All of this should raise some interesting questions about where, exactly, property comes from. When you buy a piece of real estate, the attorney closing the sale will conduct a title search. This involves following the ownership history of the piece of property in question back into the past, to ensure that whoever is selling it to you really does own it, that whoever previously sold it to them also owned it, and so on. But if you follow the title history all the way back, where does it begin? In other words, what are the origins of property?
This is a question which philosophers, political theorists, and economists have long debated. The case of made land is one example where we can trace back to historically examine how something unowned (the common property of the tidal flats) is converted, by a process of both physical transformation and socio-legal justification, into something which can be privately owned and attached to a dollar value in a financial system. But that process also took place over and over again in North America even when land wasn’t being literally created, since the entire basis of European settlement rested on the confection of private property where it had not previously existed—a process made possibly by both legal alchemy as well as the outright expropriation and removal of Native peoples. (See, for example, Margaret Pearce’s essay “Witnesses” in our America Transformed catalog for more on this topic.)
In our Land Acknowledgement, we note that the Back Bay neighborhood on which the BPL stands was once a water-based ecosystem inhabited by the Massachusett people.
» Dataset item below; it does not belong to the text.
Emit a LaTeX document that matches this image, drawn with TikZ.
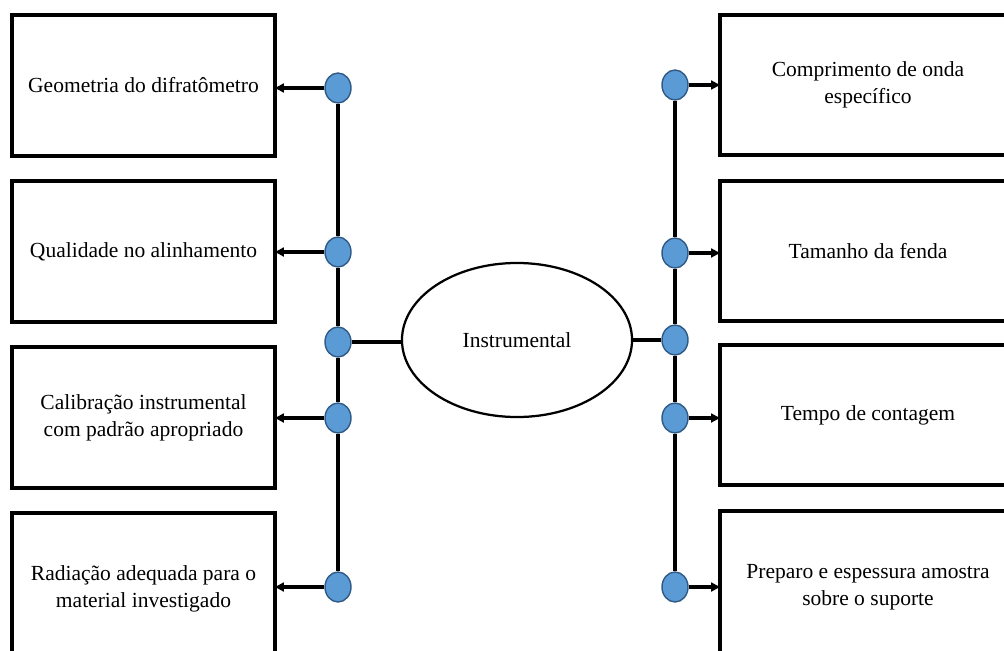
\documentclass[tikz,border=0pt]{standalone}
\usepackage{fontspec}
\setmainfont{Liberation Serif}
\usetikzlibrary{arrows.meta,positioning,shapes}
\definecolor{dotblue}{HTML}{5B9BD5}
\definecolor{dotedge}{HTML}{2F5A85}

\begin{document}
\begin{tikzpicture}[
  x=0.025cm, y=-0.025cm,
  node distance=0.625cm,
  box/.style={draw, line width=2.6pt, outer sep=0pt, minimum width=6.575cm, minimum height=3.525cm, align=center, font=\fontsize{15.3}{19}\selectfont},
  rbox/.style={box, minimum width=7.4cm, minimum height=3.5cm},
  dot/.style={ellipse, draw=dotedge, fill=dotblue, line width=1pt, minimum width=0.65cm, minimum height=0.75cm, inner sep=0pt},
  link/.style={line width=2.2pt},
  arr/.style={-{Triangle[length=2.2mm, width=2.2mm]}, line width=2.2pt},
]
  \useasboundingbox (0,0) rectangle (1004,650);
  \clip (0,0) rectangle (1004,650);

  % Left column
  \node[box] (geom) at (143.5,85.5) {Geometria do difratômetro};
  \node[box, below=of geom] (alin) {Qualidade no alinhamento};
  \node[box, below=of alin] (calib) {Calibração instrumental\\com padrão apropriado};
  \node[box, below=of calib, minimum height=3.8cm] (radi) {Radiação adequada para o\\material investigado};

  % Right column
  \node[rbox] (onda) at (868,85) {Comprimento de onda\\específico};
  \node[rbox, below=0.65cm of onda] (fenda) {Tamanho da fenda};
  \node[rbox, below=0.6cm of fenda] (tempo) {Tempo de contagem};
  \node[rbox, below=0.65cm of tempo, minimum height=3.8cm] (prep) {Preparo e espessura amostra\\sobre o suporte};

  % Centre
  \node[ellipse, draw, line width=1.6pt, minimum width=5.75cm, minimum height=3.85cm, font=\fontsize{15.3}{19}\selectfont] (inst) at (517,340) {Instrumental};

  % Dots
  \node[dot] (ld1) at (338,88) {};
  \node[dot] (ld2) at (338,252) {};
  \node[dot] (ld0) at (338,342) {};
  \node[dot] (ld3) at (338,418) {};
  \node[dot] (ld4) at (338,587) {};
  \node[dot] (rd1) at (675,85) {};
  \node[dot] (rd2) at (675,253) {};
  \node[dot] (rd0) at (675,340) {};
  \node[dot] (rd3) at (675,418) {};
  \node[dot] (rd4) at (675,587) {};

  % Spines
  \draw[link] (ld1) -- (ld2) -- (ld0) -- (ld3) -- (ld4);
  \draw[link] (rd1) -- (rd2) -- (rd0) -- (rd3) -- (rd4);
  \draw[link, line width=2.6pt] (ld0.east) -- (ld0.east -| inst.west);
  \draw[link, line width=2.6pt] (rd0.west) -- (rd0.west -| inst.east);

  % Arrows
  \draw[arr] (ld1.west) -- (ld1.west -| geom.east);
  \draw[arr] (ld2.west) -- (ld2.west -| alin.east);
  \draw[arr] (ld3.west) -- (ld3.west -| calib.east);
  \draw[arr] (ld4.west) -- (ld4.west -| radi.east);
  \draw[arr] (rd1.east) -- (rd1.east -| onda.west);
  \draw[arr] (rd2.east) -- (rd2.east -| fenda.west);
  \draw[arr] (rd3.east) -- (rd3.east -| tempo.west);
  \draw[arr] (rd4.east) -- (rd4.east -| prep.west);
\end{tikzpicture}
\end{document}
Sophisticated networks of fish weirs can still be found buried beneath the streets of the neighborhood, which were laid out in a tidily gridded pattern in the nineteenth century to facilitate the engrossment and sale of property. In such a fashion, the economic value of fish coming in and out with the tide was dramatically supplanted by a totally different value system, one which now accounts for billions of dollars on modern accounting books.